→ Problem description: Without including any images, repeat the data exactly.

→ Data provided:
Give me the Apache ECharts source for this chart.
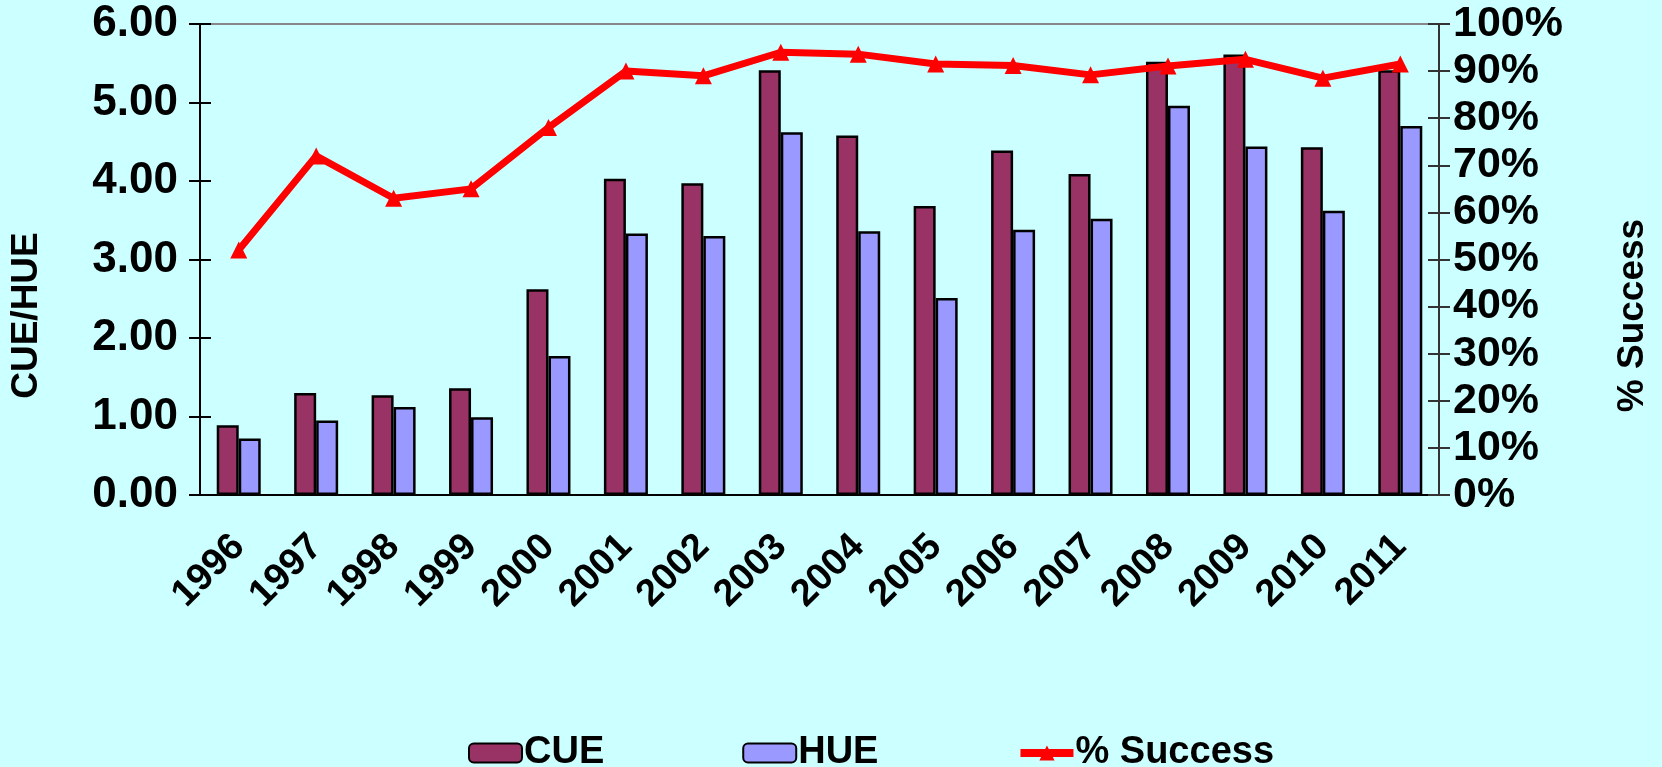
<!DOCTYPE html>
<html>
<head>
<meta charset="utf-8">
<script src="https://cdn.jsdelivr.net/npm/echarts@6/dist/echarts.min.js"></script>
<style>
  html, body { margin: 0; padding: 0; background: #ccffff; }
  #chart { width: 1662px; height: 767px; }
</style>
</head>
<body>
<div id="chart"></div>
<script>
// data
var years = ['1996', '1997', '1998', '1999', '2000', '2001', '2002', '2003',
             '2004', '2005', '2006', '2007', '2008', '2009', '2010', '2011'];
var cue = [0.89, 1.30, 1.27, 1.36, 2.62, 4.03, 3.97, 5.41, 4.58, 3.68, 4.39, 4.09, 5.52, 5.61, 4.43, 5.41];
var hue = [0.72, 0.95, 1.12, 0.99, 1.77, 3.33, 3.30, 4.62, 3.36, 2.51, 3.38, 3.52, 4.96, 4.44, 3.62, 4.70];
var success = [0.52, 0.72, 0.63, 0.65, 0.78, 0.90, 0.89, 0.94, 0.936, 0.915, 0.912, 0.892, 0.911, 0.925, 0.885, 0.915];

var font = 'Liberation Sans, Arial, sans-serif';

var chart = echarts.init(document.getElementById('chart'));
chart.setOption({
    backgroundColor: '#ccffff',
    animation: false,
    grid: {
        left: 196, right: 223, top: 24, bottom: 272,
        show: true,
        borderColor: '#888888',
        borderWidth: 2,
        backgroundColor: 'transparent'
    },
    legend: {
        left: 463,
        top: 729,
        itemWidth: 53,
        itemHeight: 19,
        itemGap: 138,
        textStyle: { fontFamily: font, fontWeight: 'bold', fontSize: 38, color: '#000', padding: [0, 0, 0, -3] },
        data: ['CUE', 'HUE', {
            name: '% Success',
            lineStyle: { width: 8, color: '#ff0000' }
        }]
    },
    xAxis: [{
        type: 'category',
        data: years,
        axisLine: { lineStyle: { color: '#000', width: 2 } },
        axisTick: { length: 11, lineStyle: { color: '#000', width: 2 } },
        axisLabel: {
            interval: 0, rotate: 45, margin: 46,
            padding: [44, 0, 0, 0],
            fontFamily: font, fontWeight: 'bold', fontSize: 38, color: '#000'
        }
    }, {
        // inner half of the crossing ticks
        type: 'category',
        data: years,
        position: 'bottom',
        axisLine: { show: false },
        axisTick: { inside: true, length: 11, lineStyle: { color: '#000', width: 2 } },
        axisLabel: { show: false }
    }],
    yAxis: [{
        type: 'value',
        min: 0, max: 6, interval: 1,
        name: 'CUE/HUE',
        nameLocation: 'middle',
        nameRotate: 90,
        nameGap: 155,
        nameTextStyle: { fontFamily: font, fontWeight: 'bold', fontSize: 37, color: '#000', padding: [0, 112, 0, 0] },
        axisLine: { show: true, lineStyle: { color: '#000', width: 2 } },
        axisTick: { show: true, length: 11, lineStyle: { color: '#000', width: 2 } },
        splitLine: { show: false },
        axisLabel: {
            margin: 22,
            fontFamily: font, fontWeight: 'bold', fontSize: 44, color: '#000',
            formatter: function (v) { return v.toFixed(2); }
        }
    }, {
        type: 'value',
        min: 0, max: 1, interval: 0.1,
        position: 'right',
        name: '% Success',
        nameLocation: 'middle',
        nameRotate: 90,
        nameGap: 175,
        nameTextStyle: { fontFamily: font, fontWeight: 'bold', fontSize: 37, color: '#000', padding: [0, 112, 0, 0] },
        axisLine: { show: true, lineStyle: { color: '#333', width: 2 } },
        axisTick: { show: true, length: 11, lineStyle: { color: '#333', width: 2 } },
        splitLine: { show: false },
        axisLabel: {
            margin: 14,
            fontFamily: font, fontWeight: 'bold', fontSize: 43, color: '#000',
            formatter: function (v) { return Math.round(v * 100) + '%'; }
        }
    }, {
        type: 'value',
        min: 0, max: 6, interval: 1,
        position: 'left',
        axisLine: { show: false },
        axisTick: { show: true, inside: true, length: 11, lineStyle: { color: '#000', width: 2 } },
        splitLine: { show: false },
        axisLabel: { show: false }
    }, {
        type: 'value',
        min: 0, max: 1, interval: 0.1,
        position: 'right',
        axisLine: { show: false },
        axisTick: { show: true, inside: true, length: 11, lineStyle: { color: '#333', width: 2 } },
        splitLine: { show: false },
        axisLabel: { show: false }
    }],
    series: [{
        name: 'CUE',
        type: 'bar',
        yAxisIndex: 0,
        barWidth: 22,
        barGap: '0%',
        itemStyle: { color: '#993366', borderColor: '#000', borderWidth: 2.5 },
        data: cue
    }, {
        name: 'HUE',
        type: 'bar',
        yAxisIndex: 0,
        barWidth: 22,
        barGap: '0%',
        itemStyle: { color: '#9999ff', borderColor: '#000', borderWidth: 2.5 },
        data: hue
    }, {
        name: '% Success',
        type: 'line',
        yAxisIndex: 1,
        symbol: 'triangle',
        symbolSize: 17,
        lineStyle: { color: '#ff0000', width: 7 },
        itemStyle: { color: '#ff0000' },
        data: success
    }]
});
</script>
</body>
</html>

→ Solved problem:
Give me the Apache ECharts source for this chart.
<!DOCTYPE html>
<html>
<head>
<meta charset="utf-8">
<script src="https://cdn.jsdelivr.net/npm/echarts@6/dist/echarts.min.js"></script>
<style>
  html, body { margin: 0; padding: 0; background: #ccffff; }
  #chart { width: 1662px; height: 767px; }
</style>
</head>
<body>
<div id="chart"></div>
<script>
// data
var years = ['1996', '1997', '1998', '1999', '2000', '2001', '2002', '2003',
             '2004', '2005', '2006', '2007', '2008', '2009', '2010', '2011'];
var cue = [0.89, 1.30, 1.27, 1.36, 2.62, 4.03, 3.97, 5.41, 4.58, 3.68, 4.39, 4.09, 5.52, 5.61, 4.43, 5.41];
var hue = [0.72, 0.95, 1.12, 0.99, 1.77, 3.33, 3.30, 4.62, 3.36, 2.51, 3.38, 3.52, 4.96, 4.44, 3.62, 4.70];
var success = [0.52, 0.72, 0.63, 0.65, 0.78, 0.90, 0.89, 0.94, 0.936, 0.915, 0.912, 0.892, 0.911, 0.925, 0.885, 0.915];

var font = 'Liberation Sans, Arial, sans-serif';

var chart = echarts.init(document.getElementById('chart'));
chart.setOption({
    backgroundColor: '#ccffff',
    animation: false,
    grid: {
        left: 196, right: 223, top: 24, bottom: 272,
        show: true,
        borderColor: '#888888',
        borderWidth: 2,
        backgroundColor: 'transparent'
    },
    legend: {
        left: 463,
        top: 729,
        itemWidth: 53,
        itemHeight: 19,
        itemGap: 138,
        textStyle: { fontFamily: font, fontWeight: 'bold', fontSize: 38, color: '#000', padding: [0, 0, 0, -3] },
        data: ['CUE', 'HUE', {
            name: '% Success',
            lineStyle: { width: 8, color: '#ff0000' }
        }]
    },
    xAxis: [{
        type: 'category',
        data: years,
        axisLine: { lineStyle: { color: '#000', width: 2 } },
        axisTick: { length: 11, lineStyle: { color: '#000', width: 2 } },
        axisLabel: {
            interval: 0, rotate: 45, margin: 46,
            padding: [44, 0, 0, 0],
            fontFamily: font, fontWeight: 'bold', fontSize: 38, color: '#000'
        }
    }, {
        // inner half of the crossing ticks
        type: 'category',
        data: years,
        position: 'bottom',
        axisLine: { show: false },
        axisTick: { inside: true, length: 11, lineStyle: { color: '#000', width: 2 } },
        axisLabel: { show: false }
    }],
    yAxis: [{
        type: 'value',
        min: 0, max: 6, interval: 1,
        name: 'CUE/HUE',
        nameLocation: 'middle',
        nameRotate: 90,
        nameGap: 155,
        nameTextStyle: { fontFamily: font, fontWeight: 'bold', fontSize: 37, color: '#000', padding: [0, 112, 0, 0] },
        axisLine: { show: true, lineStyle: { color: '#000', width: 2 } },
        axisTick: { show: true, length: 11, lineStyle: { color: '#000', width: 2 } },
        splitLine: { show: false },
        axisLabel: {
            margin: 22,
            fontFamily: font, fontWeight: 'bold', fontSize: 44, color: '#000',
            formatter: function (v) { return v.toFixed(2); }
        }
    }, {
        type: 'value',
        min: 0, max: 1, interval: 0.1,
        position: 'right',
        name: '% Success',
        nameLocation: 'middle',
        nameRotate: 90,
        nameGap: 175,
        nameTextStyle: { fontFamily: font, fontWeight: 'bold', fontSize: 37, color: '#000', padding: [0, 112, 0, 0] },
        axisLine: { show: true, lineStyle: { color: '#333', width: 2 } },
        axisTick: { show: true, length: 11, lineStyle: { color: '#333', width: 2 } },
        splitLine: { show: false },
        axisLabel: {
            margin: 14,
            fontFamily: font, fontWeight: 'bold', fontSize: 43, color: '#000',
            formatter: function (v) { return Math.round(v * 100) + '%'; }
        }
    }, {
        type: 'value',
        min: 0, max: 6, interval: 1,
        position: 'left',
        axisLine: { show: false },
        axisTick: { show: true, inside: true, length: 11, lineStyle: { color: '#000', width: 2 } },
        splitLine: { show: false },
        axisLabel: { show: false }
    }, {
        type: 'value',
        min: 0, max: 1, interval: 0.1,
        position: 'right',
        axisLine: { show: false },
        axisTick: { show: true, inside: true, length: 11, lineStyle: { color: '#333', width: 2 } },
        splitLine: { show: false },
        axisLabel: { show: false }
    }],
    series: [{
        name: 'CUE',
        type: 'bar',
        yAxisIndex: 0,
        barWidth: 22,
        barGap: '0%',
        itemStyle: { color: '#993366', borderColor: '#000', borderWidth: 2.5 },
        data: cue
    }, {
        name: 'HUE',
        type: 'bar',
        yAxisIndex: 0,
        barWidth: 22,
        barGap: '0%',
        itemStyle: { color: '#9999ff', borderColor: '#000', borderWidth: 2.5 },
        data: hue
    }, {
        name: '% Success',
        type: 'line',
        yAxisIndex: 1,
        symbol: 'triangle',
        symbolSize: 17,
        lineStyle: { color: '#ff0000', width: 7 },
        itemStyle: { color: '#ff0000' },
        data: success
    }]
});
</script>
</body>
</html>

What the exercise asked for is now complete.